— Start —
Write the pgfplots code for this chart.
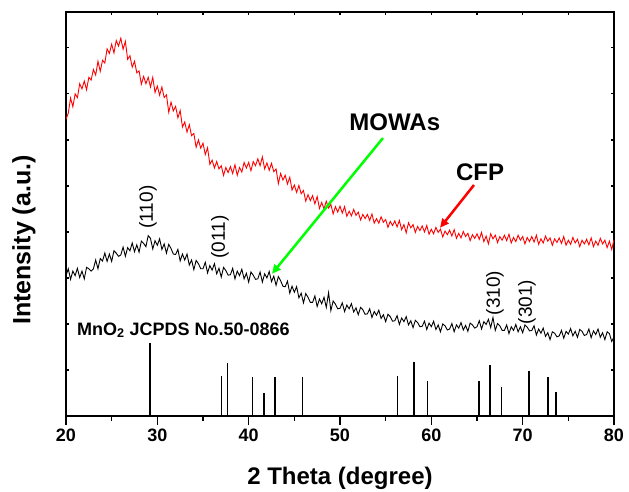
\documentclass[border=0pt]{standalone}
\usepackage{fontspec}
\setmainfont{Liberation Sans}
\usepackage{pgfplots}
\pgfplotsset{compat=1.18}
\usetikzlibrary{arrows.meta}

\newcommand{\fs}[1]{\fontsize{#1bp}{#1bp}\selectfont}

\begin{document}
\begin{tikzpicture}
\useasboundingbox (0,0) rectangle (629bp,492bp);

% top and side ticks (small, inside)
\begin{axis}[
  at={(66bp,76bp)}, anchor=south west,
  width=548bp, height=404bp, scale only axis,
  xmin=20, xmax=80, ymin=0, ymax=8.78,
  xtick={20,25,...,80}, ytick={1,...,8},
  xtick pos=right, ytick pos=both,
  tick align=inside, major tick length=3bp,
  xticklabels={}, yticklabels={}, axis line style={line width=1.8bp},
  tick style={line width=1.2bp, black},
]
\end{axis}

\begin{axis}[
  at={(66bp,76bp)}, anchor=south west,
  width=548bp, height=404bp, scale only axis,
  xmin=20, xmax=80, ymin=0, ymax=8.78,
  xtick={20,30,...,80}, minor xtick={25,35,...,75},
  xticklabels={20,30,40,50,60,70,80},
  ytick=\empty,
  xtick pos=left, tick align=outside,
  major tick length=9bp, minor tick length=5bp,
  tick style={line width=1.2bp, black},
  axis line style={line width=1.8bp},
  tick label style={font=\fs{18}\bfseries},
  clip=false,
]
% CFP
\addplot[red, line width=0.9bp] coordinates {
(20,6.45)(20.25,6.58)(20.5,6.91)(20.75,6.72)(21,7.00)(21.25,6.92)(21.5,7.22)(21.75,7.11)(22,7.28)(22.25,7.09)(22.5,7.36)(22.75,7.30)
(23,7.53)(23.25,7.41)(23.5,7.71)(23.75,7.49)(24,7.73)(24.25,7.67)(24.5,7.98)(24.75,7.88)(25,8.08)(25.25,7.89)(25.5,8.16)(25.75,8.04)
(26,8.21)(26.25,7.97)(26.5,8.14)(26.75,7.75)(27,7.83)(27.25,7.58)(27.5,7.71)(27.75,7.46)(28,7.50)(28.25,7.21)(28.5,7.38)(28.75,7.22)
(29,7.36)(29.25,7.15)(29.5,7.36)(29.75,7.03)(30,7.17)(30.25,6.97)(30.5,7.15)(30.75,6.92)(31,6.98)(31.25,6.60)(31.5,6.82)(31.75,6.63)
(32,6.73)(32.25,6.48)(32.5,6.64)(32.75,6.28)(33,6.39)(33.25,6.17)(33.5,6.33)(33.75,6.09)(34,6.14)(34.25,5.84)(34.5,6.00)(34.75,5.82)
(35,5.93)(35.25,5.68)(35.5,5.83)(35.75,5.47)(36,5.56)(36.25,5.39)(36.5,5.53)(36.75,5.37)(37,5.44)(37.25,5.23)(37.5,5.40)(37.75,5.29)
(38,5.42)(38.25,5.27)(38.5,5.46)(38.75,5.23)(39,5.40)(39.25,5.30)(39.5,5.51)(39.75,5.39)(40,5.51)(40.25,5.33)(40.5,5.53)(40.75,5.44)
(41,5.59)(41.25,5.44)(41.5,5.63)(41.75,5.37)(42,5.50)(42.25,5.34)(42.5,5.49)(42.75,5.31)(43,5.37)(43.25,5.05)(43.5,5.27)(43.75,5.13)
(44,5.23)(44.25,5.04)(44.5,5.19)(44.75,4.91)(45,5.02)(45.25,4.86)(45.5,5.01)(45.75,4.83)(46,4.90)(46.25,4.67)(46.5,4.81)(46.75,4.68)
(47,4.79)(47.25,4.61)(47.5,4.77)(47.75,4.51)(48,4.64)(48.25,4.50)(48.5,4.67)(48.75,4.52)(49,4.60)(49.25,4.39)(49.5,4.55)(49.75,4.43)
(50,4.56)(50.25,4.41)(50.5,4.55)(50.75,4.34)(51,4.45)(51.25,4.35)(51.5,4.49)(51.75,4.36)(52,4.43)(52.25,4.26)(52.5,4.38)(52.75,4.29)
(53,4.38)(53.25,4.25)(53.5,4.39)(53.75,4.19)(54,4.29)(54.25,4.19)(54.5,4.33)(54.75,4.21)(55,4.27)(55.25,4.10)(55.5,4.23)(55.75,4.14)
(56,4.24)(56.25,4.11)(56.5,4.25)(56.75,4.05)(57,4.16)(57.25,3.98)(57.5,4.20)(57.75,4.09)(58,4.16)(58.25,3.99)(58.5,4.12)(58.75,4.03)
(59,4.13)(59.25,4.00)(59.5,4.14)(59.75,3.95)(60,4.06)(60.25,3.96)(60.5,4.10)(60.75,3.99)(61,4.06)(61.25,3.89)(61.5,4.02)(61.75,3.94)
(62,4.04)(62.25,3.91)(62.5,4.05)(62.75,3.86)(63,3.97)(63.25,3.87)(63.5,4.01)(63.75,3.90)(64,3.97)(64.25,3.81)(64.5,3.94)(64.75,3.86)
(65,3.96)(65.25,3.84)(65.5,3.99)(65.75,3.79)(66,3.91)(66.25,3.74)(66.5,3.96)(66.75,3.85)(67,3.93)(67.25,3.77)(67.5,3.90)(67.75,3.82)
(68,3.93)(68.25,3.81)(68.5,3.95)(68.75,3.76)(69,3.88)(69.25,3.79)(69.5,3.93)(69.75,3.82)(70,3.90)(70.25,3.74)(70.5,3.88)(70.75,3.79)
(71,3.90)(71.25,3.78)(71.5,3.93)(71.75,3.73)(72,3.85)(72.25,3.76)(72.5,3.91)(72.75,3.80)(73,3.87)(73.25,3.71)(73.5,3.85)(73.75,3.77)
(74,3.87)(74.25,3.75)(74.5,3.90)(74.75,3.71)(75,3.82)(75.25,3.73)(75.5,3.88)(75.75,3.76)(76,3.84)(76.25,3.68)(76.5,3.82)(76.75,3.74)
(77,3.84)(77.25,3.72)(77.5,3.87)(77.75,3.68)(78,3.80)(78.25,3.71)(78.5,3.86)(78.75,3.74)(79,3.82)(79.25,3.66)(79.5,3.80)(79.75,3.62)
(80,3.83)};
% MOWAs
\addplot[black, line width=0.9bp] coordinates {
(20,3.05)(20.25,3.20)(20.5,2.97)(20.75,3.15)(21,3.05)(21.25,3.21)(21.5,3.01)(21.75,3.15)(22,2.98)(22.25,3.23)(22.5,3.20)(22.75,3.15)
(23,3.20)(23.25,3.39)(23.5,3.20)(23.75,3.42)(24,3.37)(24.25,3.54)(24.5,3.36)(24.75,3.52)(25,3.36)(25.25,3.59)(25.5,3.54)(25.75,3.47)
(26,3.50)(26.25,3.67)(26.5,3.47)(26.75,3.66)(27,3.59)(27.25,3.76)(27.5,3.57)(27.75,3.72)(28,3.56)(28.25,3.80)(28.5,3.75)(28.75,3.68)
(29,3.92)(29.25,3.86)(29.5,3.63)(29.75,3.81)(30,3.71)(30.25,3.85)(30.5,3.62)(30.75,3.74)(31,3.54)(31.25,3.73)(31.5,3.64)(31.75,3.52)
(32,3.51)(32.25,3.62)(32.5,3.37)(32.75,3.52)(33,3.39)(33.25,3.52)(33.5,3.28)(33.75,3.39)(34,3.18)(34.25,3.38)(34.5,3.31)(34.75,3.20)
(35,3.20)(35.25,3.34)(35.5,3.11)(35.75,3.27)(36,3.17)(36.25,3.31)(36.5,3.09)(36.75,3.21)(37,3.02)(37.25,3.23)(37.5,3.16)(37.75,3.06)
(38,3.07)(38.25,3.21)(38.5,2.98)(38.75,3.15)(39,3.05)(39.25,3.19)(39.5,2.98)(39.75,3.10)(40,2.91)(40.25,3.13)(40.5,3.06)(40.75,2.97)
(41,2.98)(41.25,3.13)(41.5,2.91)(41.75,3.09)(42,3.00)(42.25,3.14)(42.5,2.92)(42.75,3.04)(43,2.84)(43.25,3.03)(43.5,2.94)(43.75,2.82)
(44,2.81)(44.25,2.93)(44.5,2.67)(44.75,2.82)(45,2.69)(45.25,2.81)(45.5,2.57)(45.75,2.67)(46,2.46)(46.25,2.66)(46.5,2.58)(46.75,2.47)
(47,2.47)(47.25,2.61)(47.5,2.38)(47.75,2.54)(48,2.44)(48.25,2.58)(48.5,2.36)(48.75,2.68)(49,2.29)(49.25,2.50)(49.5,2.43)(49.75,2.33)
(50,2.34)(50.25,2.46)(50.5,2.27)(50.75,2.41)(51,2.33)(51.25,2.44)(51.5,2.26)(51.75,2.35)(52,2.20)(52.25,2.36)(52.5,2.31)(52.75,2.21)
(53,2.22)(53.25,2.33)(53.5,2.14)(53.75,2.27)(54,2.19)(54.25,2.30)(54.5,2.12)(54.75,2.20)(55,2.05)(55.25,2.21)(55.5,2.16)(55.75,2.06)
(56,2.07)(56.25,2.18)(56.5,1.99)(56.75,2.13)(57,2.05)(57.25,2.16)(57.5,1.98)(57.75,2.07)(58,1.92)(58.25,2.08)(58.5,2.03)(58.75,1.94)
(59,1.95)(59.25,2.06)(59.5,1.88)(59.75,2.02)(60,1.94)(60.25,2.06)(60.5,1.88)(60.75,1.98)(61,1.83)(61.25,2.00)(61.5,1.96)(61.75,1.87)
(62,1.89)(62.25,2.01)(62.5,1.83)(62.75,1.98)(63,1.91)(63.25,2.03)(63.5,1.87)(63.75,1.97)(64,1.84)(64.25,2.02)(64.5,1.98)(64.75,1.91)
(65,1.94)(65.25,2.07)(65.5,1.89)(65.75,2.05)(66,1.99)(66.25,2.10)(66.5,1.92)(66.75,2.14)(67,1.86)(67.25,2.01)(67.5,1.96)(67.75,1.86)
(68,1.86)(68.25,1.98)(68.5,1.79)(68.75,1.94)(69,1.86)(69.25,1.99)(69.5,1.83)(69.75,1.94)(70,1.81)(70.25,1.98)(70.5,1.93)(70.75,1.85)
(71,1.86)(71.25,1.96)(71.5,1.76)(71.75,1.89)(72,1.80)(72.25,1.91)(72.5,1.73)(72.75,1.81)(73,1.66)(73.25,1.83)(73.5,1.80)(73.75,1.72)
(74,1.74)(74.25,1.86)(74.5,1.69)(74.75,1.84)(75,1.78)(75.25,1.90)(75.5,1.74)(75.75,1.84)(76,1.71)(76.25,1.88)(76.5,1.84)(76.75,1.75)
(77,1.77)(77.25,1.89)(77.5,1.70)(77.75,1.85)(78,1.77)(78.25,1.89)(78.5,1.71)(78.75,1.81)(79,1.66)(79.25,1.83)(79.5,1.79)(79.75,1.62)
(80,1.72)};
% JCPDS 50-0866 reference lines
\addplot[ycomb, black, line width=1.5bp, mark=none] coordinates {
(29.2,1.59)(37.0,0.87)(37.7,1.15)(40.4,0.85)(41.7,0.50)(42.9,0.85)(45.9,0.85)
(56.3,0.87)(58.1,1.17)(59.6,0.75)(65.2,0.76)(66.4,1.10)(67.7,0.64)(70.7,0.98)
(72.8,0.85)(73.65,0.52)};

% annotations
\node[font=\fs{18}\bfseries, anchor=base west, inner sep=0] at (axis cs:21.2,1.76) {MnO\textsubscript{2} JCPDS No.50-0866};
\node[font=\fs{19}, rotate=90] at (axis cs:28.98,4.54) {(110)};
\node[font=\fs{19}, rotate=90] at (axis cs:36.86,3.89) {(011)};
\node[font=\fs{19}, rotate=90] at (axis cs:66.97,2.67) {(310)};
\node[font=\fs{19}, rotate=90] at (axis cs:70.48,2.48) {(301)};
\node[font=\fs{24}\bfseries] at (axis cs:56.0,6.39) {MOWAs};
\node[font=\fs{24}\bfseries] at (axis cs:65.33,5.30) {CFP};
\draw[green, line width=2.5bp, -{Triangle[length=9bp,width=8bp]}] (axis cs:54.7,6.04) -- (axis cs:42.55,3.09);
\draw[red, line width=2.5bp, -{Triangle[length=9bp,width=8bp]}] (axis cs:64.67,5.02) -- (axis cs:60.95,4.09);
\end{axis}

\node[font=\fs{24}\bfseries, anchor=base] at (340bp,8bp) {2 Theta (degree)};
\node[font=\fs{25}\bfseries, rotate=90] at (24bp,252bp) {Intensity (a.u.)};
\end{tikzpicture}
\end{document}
— End —
• **Task brief**: The lines from the start of the data through the line that contains "(0,0) rectangle (629bp,492bp);" are to be returned exactly, please, with both ends included and every picture left out.

• **Answer to this task**:
Write the pgfplots code for this chart.
\documentclass[border=0pt]{standalone}
\usepackage{fontspec}
\setmainfont{Liberation Sans}
\usepackage{pgfplots}
\pgfplotsset{compat=1.18}
\usetikzlibrary{arrows.meta}

\newcommand{\fs}[1]{\fontsize{#1bp}{#1bp}\selectfont}

\begin{document}
\begin{tikzpicture}
\useasboundingbox (0,0) rectangle (629bp,492bp);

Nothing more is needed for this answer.